Swedish Prime Minister Goeran Person last week urged Finland to take in more refugees, saying it was unfair that some European Union member states received more asylum seekers than others.

"We cannot have a situation where a few countries have a generous asylum policy while others go the other way. If there is an area where we need a common European policy, it is this one," Persson said in an interview with the Finnish news agency STT-FNB.

He asked Denmark, which currently holds the rotating presidency of the 15-nation EU, to work toward a common EU immigration policy.

Sweden received over 100,000 refugees during the Bosnia crisis in the mid-1990s alone, Persson said.

"That is 1 percent of our population. I am wondering if Finland received any refugees at all," Persson said.

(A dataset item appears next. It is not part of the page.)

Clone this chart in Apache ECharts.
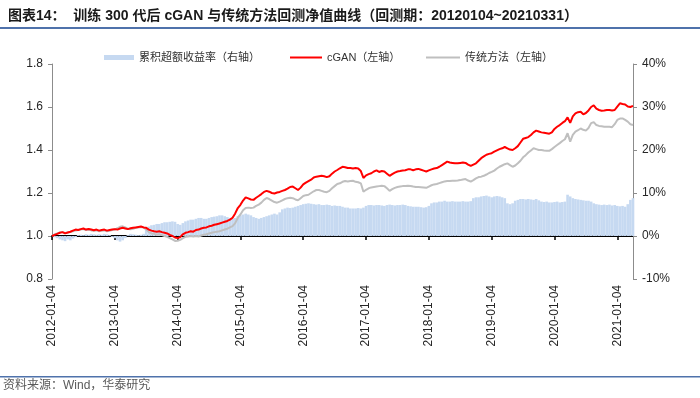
<!DOCTYPE html>
<html><head><meta charset="utf-8">
<script src="https://cdn.jsdelivr.net/npm/echarts@6/dist/echarts.min.js"></script>
<style>html,body{margin:0;padding:0;background:#fff}#c{width:700px;height:398px}</style>
</head><body><div id="c"></div>
<script>
// sample dates (twice a month), 2012-01-04 .. 2021-03-31
const years = [2012,2013,2014,2015,2016,2017,2018,2019,2020];
const monthDays = ['04','18'];
const dates = [];
for (const y of years) {
  for (let m = 1; m <= 12; m++) {
    for (const d of monthDays) dates.push(y + '-' + String(m).padStart(2,'0') + '-' + d);
  }
}
const lastDates = ['2021-01-04','2021-01-18','2021-02-04','2021-02-18','2021-03-04','2021-03-18','2021-03-31'];
dates.push(...lastDates);

const cgan = [
1.000,1.005,1.010,1.015,1.018,1.012,1.016,1.020,1.025,1.030,
1.028,1.032,1.035,1.030,1.033,1.030,1.027,1.030,1.025,1.028,
1.030,1.025,1.028,1.030,1.032,1.030,1.035,1.038,1.035,1.032,
1.036,1.038,1.040,1.042,1.044,1.040,1.038,1.030,1.025,1.022,
1.020,1.022,1.018,1.015,1.012,1.005,1.000,0.993,0.990,0.995,
1.008,1.015,1.018,1.022,1.020,1.028,1.030,1.035,1.038,1.040,
1.045,1.048,1.052,1.055,1.058,1.062,1.066,1.070,1.076,1.085,
1.105,1.130,1.145,1.165,1.180,1.175,1.170,1.168,1.178,1.186,
1.195,1.205,1.210,1.206,1.200,1.198,1.202,1.205,1.210,1.214,
1.220,1.228,1.230,1.222,1.214,1.225,1.240,1.248,1.255,1.262,
1.272,1.276,1.278,1.280,1.278,1.274,1.278,1.290,1.300,1.307,
1.315,1.322,1.320,1.316,1.316,1.314,1.316,1.314,1.302,1.270,
1.282,1.288,1.292,1.300,1.305,1.298,1.302,1.300,1.290,1.280,
1.288,1.295,1.300,1.302,1.305,1.306,1.310,1.310,1.306,1.310,
1.312,1.308,1.304,1.300,1.305,1.310,1.314,1.316,1.322,1.330,
1.338,1.346,1.342,1.340,1.338,1.338,1.340,1.342,1.340,1.332,
1.326,1.332,1.338,1.350,1.362,1.370,1.378,1.382,1.385,1.392,
1.398,1.404,1.408,1.414,1.408,1.402,1.400,1.408,1.418,1.435,
1.452,1.456,1.460,1.470,1.482,1.490,1.486,1.482,1.480,1.478,
1.476,1.482,1.498,1.508,1.516,1.526,1.534,1.552,1.526,1.556,
1.570,1.576,1.578,1.566,1.572,1.584,1.600,1.608,1.592,1.586,
1.583,1.584,1.586,1.586,1.584,1.586,1.602,1.617,1.614,1.612,
1.602,1.600,1.605
];

const trad = [
1.000,1.008,1.012,1.016,1.018,1.014,1.016,1.018,1.022,1.026,
1.028,1.030,1.032,1.028,1.030,1.026,1.024,1.026,1.022,1.024,
1.026,1.022,1.024,1.028,1.030,1.036,1.043,1.045,1.040,1.034,
1.031,1.034,1.038,1.040,1.042,1.040,1.030,1.018,1.012,1.010,
1.006,1.008,1.004,1.000,0.996,0.990,0.984,0.977,0.978,0.982,
0.990,0.996,0.998,1.000,0.998,1.000,0.998,1.002,1.006,1.008,
1.012,1.015,1.018,1.020,1.022,1.026,1.030,1.034,1.040,1.046,
1.060,1.085,1.100,1.120,1.130,1.132,1.130,1.132,1.140,1.146,
1.155,1.168,1.177,1.172,1.165,1.158,1.155,1.160,1.166,1.172,
1.176,1.178,1.176,1.170,1.166,1.176,1.186,1.190,1.192,1.200,
1.208,1.214,1.214,1.210,1.206,1.204,1.210,1.222,1.232,1.242,
1.245,1.252,1.256,1.254,1.256,1.257,1.252,1.250,1.245,1.206,
1.215,1.222,1.226,1.228,1.230,1.232,1.234,1.232,1.222,1.210,
1.218,1.224,1.228,1.230,1.232,1.233,1.234,1.233,1.230,1.228,
1.228,1.227,1.226,1.224,1.230,1.236,1.240,1.242,1.246,1.250,
1.254,1.256,1.256,1.257,1.257,1.258,1.260,1.263,1.265,1.258,
1.253,1.260,1.268,1.274,1.276,1.280,1.286,1.293,1.298,1.304,
1.314,1.322,1.328,1.334,1.338,1.330,1.322,1.328,1.338,1.350,
1.366,1.376,1.388,1.398,1.408,1.404,1.400,1.400,1.398,1.397,
1.396,1.404,1.414,1.423,1.432,1.442,1.450,1.478,1.439,1.470,
1.485,1.492,1.500,1.494,1.490,1.502,1.525,1.530,1.516,1.512,
1.510,1.508,1.508,1.508,1.506,1.520,1.540,1.546,1.547,1.540,
1.532,1.520,1.516
];

const excess = [
0.0,-0.3,-0.5,-0.8,-1.0,-1.2,-0.8,-1.0,-0.6,-0.3,
0.2,0.3,0.2,0.4,0.3,0.5,0.4,0.3,0.4,0.3,
0.5,0.4,0.2,-0.2,-0.5,-1.0,-1.3,-1.0,-0.5,0.2,
0.5,0.4,0.3,0.2,0.3,0.5,1.5,2.2,2.5,2.6,
2.8,2.8,3.0,3.2,3.2,3.3,3.4,3.3,2.8,2.6,
3.0,3.4,3.6,3.8,3.8,4.0,4.2,4.2,4.0,4.0,
4.2,4.4,4.5,4.6,4.8,4.8,4.6,4.4,4.2,4.0,
4.2,4.6,4.8,5.0,5.2,5.0,4.8,4.4,4.2,4.0,
4.2,4.4,4.6,4.8,5.0,5.2,5.0,5.5,6.2,6.4,
6.6,6.5,6.6,6.8,7.0,7.2,7.4,7.5,7.6,7.5,
7.4,7.3,7.4,7.2,7.2,7.3,7.2,7.0,7.1,7.0,
7.0,6.8,6.6,6.6,6.4,6.4,6.4,6.5,6.4,6.6,
7.0,7.2,7.2,7.1,7.2,7.2,7.1,7.0,7.2,7.3,
7.2,7.1,7.2,7.2,7.3,7.2,7.0,6.9,6.8,6.8,
6.8,6.7,6.6,6.7,7.0,7.6,7.8,7.8,8.0,8.0,
8.2,8.0,8.0,8.1,8.0,8.0,8.0,8.1,8.0,8.0,
8.1,8.8,9.0,9.0,9.2,9.3,9.4,9.2,9.0,9.2,
9.3,9.2,9.0,8.8,7.6,7.4,7.6,8.2,8.4,8.6,
8.6,8.5,8.6,8.5,8.4,8.6,8.3,8.0,7.9,8.0,
7.8,7.8,7.9,8.0,7.8,7.9,8.0,9.6,9.2,8.8,
8.6,8.5,8.4,8.3,8.2,8.2,8.0,7.6,7.4,7.3,
7.2,7.3,7.2,7.3,7.1,7.2,7.0,6.9,7.0,6.8,
7.4,8.4,8.8
];

const leftTicks = {min: 0.8, max: 1.8, interval: 0.2};
const rightTicks = {min: -10, max: 40, interval: 10};
const names = ['累积超额收益率（右轴）', 'cGAN（左轴）', '传统方法（左轴）'];
const titleText = '图表14：  训练 300 代后 cGAN 与传统方法回测净值曲线（回测期：20120104~20210331）';
const sourceText = '资料来源：Wind，华泰研究';

const FONT = "'Liberation Sans', Arial, 'Noto Sans CJK SC', sans-serif";
const isYearStart = (idx, val) => String(val).endsWith('-01-04');

const chart = echarts.init(document.getElementById('c'), null, {renderer: 'canvas'});
const legendText = {fontSize: 11, color: '#333', fontFamily: FONT};
chart.setOption({
  animation: false,
  backgroundColor: '#fff',
  title: {
    text: titleText, left: 3, top: 4,
    textStyle: {fontSize: 14, fontWeight: 'bold', color: '#1a1a1a', fontFamily: FONT}
  },
  graphic: [
    {type: 'rect', shape: {x: 0, y: 27, width: 700, height: 2}, style: {fill: '#4f72ab'}},
    {type: 'rect', shape: {x: 0, y: 376, width: 700, height: 1.5}, style: {fill: '#4f72ab'}},
    {type: 'text', left: 3, top: 380, style: {text: sourceText, fontSize: 12, fill: '#595959', fontFamily: FONT}}
  ],
  legend: [
    {data: [names[0]], left: 104, top: 52, padding: 0, icon: 'rect', itemWidth: 30, itemHeight: 5, itemGap: 6, textStyle: legendText},
    {data: [names[1]], left: 290, top: 52, padding: 0, icon: 'rect', itemWidth: 32, itemHeight: 2, textStyle: legendText},
    {data: [names[2]], left: 426, top: 52, padding: 0, icon: 'rect', itemWidth: 34, itemHeight: 2, textStyle: legendText}
  ],
  grid: {left: 52, right: 67, top: 64, bottom: 119},
  xAxis: [
    {
      type: 'category', data: dates, boundaryGap: false, position: 'bottom',
      axisLine: {show: false, onZero: false}, axisTick: {show: false},
      axisLabel: {rotate: 90, interval: isYearStart, margin: 6, fontSize: 12, color: '#262626', fontFamily: FONT}
    },
    {
      type: 'category', data: dates, boundaryGap: false, position: 'bottom',
      axisLine: {show: true, onZero: true, onZeroAxisIndex: 1, lineStyle: {color: '#000', width: 2}},
      axisTick: {show: true, interval: isYearStart, length: 4, lineStyle: {color: '#000', width: 1.5}},
      axisLabel: {show: false}
    }
  ],
  yAxis: [
    {
      type: 'value', min: leftTicks.min, max: leftTicks.max, interval: leftTicks.interval,
      axisLine: {show: true, lineStyle: {color: '#8c8c8c'}},
      axisTick: {show: true, length: 4, lineStyle: {color: '#8c8c8c'}},
      splitLine: {show: false},
      axisLabel: {formatter: v => v.toFixed(1), fontSize: 12, color: '#262626', margin: 9, fontFamily: FONT}
    },
    {
      type: 'value', min: rightTicks.min, max: rightTicks.max, interval: rightTicks.interval, position: 'right',
      axisLine: {show: true, lineStyle: {color: '#8c8c8c'}},
      axisTick: {show: true, length: 4, lineStyle: {color: '#8c8c8c'}},
      splitLine: {show: false},
      axisLabel: {formatter: v => v + '%', fontSize: 12, color: '#262626', margin: 9, fontFamily: FONT}
    }
  ],
  series: [
    {name: names[0], type: 'bar', xAxisIndex: 0, yAxisIndex: 1, data: excess,
     barCategoryGap: '0%', itemStyle: {color: '#c6d9f1'}},
    {name: names[2], type: 'line', xAxisIndex: 0, yAxisIndex: 0, data: trad, symbol: 'none',
     lineStyle: {color: '#bfbfbf', width: 2}, itemStyle: {color: '#bfbfbf'}},
    {name: names[1], type: 'line', xAxisIndex: 0, yAxisIndex: 0, data: cgan, symbol: 'none',
     lineStyle: {color: '#ff0000', width: 2}, itemStyle: {color: '#ff0000'}}
  ]
});
</script>
</body></html>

According to official statistics, 1,651 people applied for political asylum in Finland last year, of whom only 37 percent had their applications accepted. Finland also took in 739 refugees through the U.N. High Commis-sioner for Refugees' resettlement program.

At the same time, Sweden received 23,515 asylum applications, of which 55 percent were accepted, and took in 1,279 refugees through the U.N. system.

The same figures for Denmark were 8,385 asylum seekers, with an acceptance rate of 53 percent, with 2,020 refugees resettled through the U.N. program.

Norway received 14,782 asylum applications in 2001, of which 40 percent were accepted. It took in 1,480 refugees through the U.N. system.